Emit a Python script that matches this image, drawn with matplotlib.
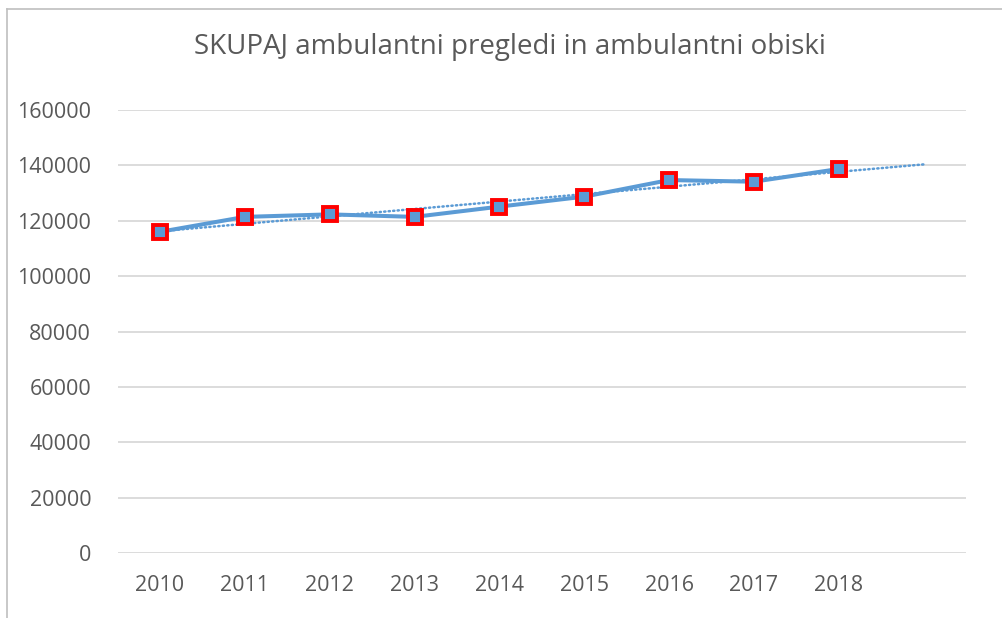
import numpy as np
import matplotlib
matplotlib.use("Agg")
import matplotlib.pyplot as plt
from matplotlib.lines import Line2D

matplotlib.rcParams.update({"font.family": ["Open Sans", "DejaVu Sans"]})

# data
YEARS = ["2010", "2011", "2012", "2013", "2014", "2015", "2016", "2017", "2018"]
VISITS = [116000, 121400, 122300, 121400, 125100, 128700, 134700, 134100, 138700]
Y_TICKS = [0, 20000, 40000, 60000, 80000, 100000, 120000, 140000, 160000]
TITLE = "SKUPAJ ambulantni pregledi in ambulantni obiski"

BLUE = "#5B9BD5"
TEXT = "#595959"
GRID = "#D9D9D9"

W, H = 1002, 618
fig = plt.figure(figsize=(W / 100, H / 100), dpi=100)
ax = fig.add_axes([117.6 / W, 1 - 553 / H, (966 - 117.6) / W, (553 - 110) / H])

x = np.arange(len(YEARS))
# linear trend, forecast one period forward (Excel style)
k, b = np.polyfit(x, VISITS, 1)
xt = np.arange(len(YEARS) + 1)
ax.plot(xt, k * xt + b, color=BLUE, lw=1.8, ls=(0, (0.5, 1.3)),
        dash_capstyle="round", zorder=2)

ax.plot(x, VISITS, color=BLUE, lw=2.9, zorder=3,
        marker="s", markersize=10, markerfacecolor=BLUE,
        markeredgecolor="#FF0000", markeredgewidth=2.8)

ax.set_xlim(-0.5, len(YEARS) + 0.5)
ax.set_ylim(0, 160000)
ax.set_yticks(Y_TICKS)
ax.set_yticklabels([str(v) for v in Y_TICKS])
ax.set_xticks(x)
ax.set_xticklabels(YEARS)
ax.tick_params(axis="both", length=0, labelsize=15.5, colors=TEXT)
ax.tick_params(axis="y", pad=19)
ax.tick_params(axis="x", pad=16)
ax.grid(axis="y", color=GRID, lw=1.3)
ax.set_axisbelow(True)
for s in ax.spines.values():
    s.set_visible(False)

fig.text(510 / W, 1 - 47 / H, TITLE, ha="center", va="center",
         fontsize=20, color=TEXT)

# chart border (top and left edges visible in the crop)
fig.add_artist(Line2D([7 / W, 7 / W], [0, 1 - 9 / H], transform=fig.transFigure,
                      color="#BFBFBF", lw=1.2))
fig.add_artist(Line2D([7 / W, 1], [1 - 9 / H, 1 - 9 / H], transform=fig.transFigure,
                      color="#BFBFBF", lw=1.2))

fig.savefig("out.png", dpi=100)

WHAT YOU ARE ASKED TO DO:
Repeat the listing above from its first line through the line that contains "ax = fig.add_axes([117.6", both included, and nothing more. Drop the pictures.

SOLUTION FOR THIS PROBLEM:
Emit a Python script that matches this image, drawn with matplotlib.
import numpy as np
import matplotlib
matplotlib.use("Agg")
import matplotlib.pyplot as plt
from matplotlib.lines import Line2D

matplotlib.rcParams.update({"font.family": ["Open Sans", "DejaVu Sans"]})

# data
YEARS = ["2010", "2011", "2012", "2013", "2014", "2015", "2016", "2017", "2018"]
VISITS = [116000, 121400, 122300, 121400, 125100, 128700, 134700, 134100, 138700]
Y_TICKS = [0, 20000, 40000, 60000, 80000, 100000, 120000, 140000, 160000]
TITLE = "SKUPAJ ambulantni pregledi in ambulantni obiski"

BLUE = "#5B9BD5"
TEXT = "#595959"
GRID = "#D9D9D9"

W, H = 1002, 618
fig = plt.figure(figsize=(W / 100, H / 100), dpi=100)
ax = fig.add_axes([117.6 / W, 1 - 553 / H, (966 - 117.6) / W, (553 - 110) / H])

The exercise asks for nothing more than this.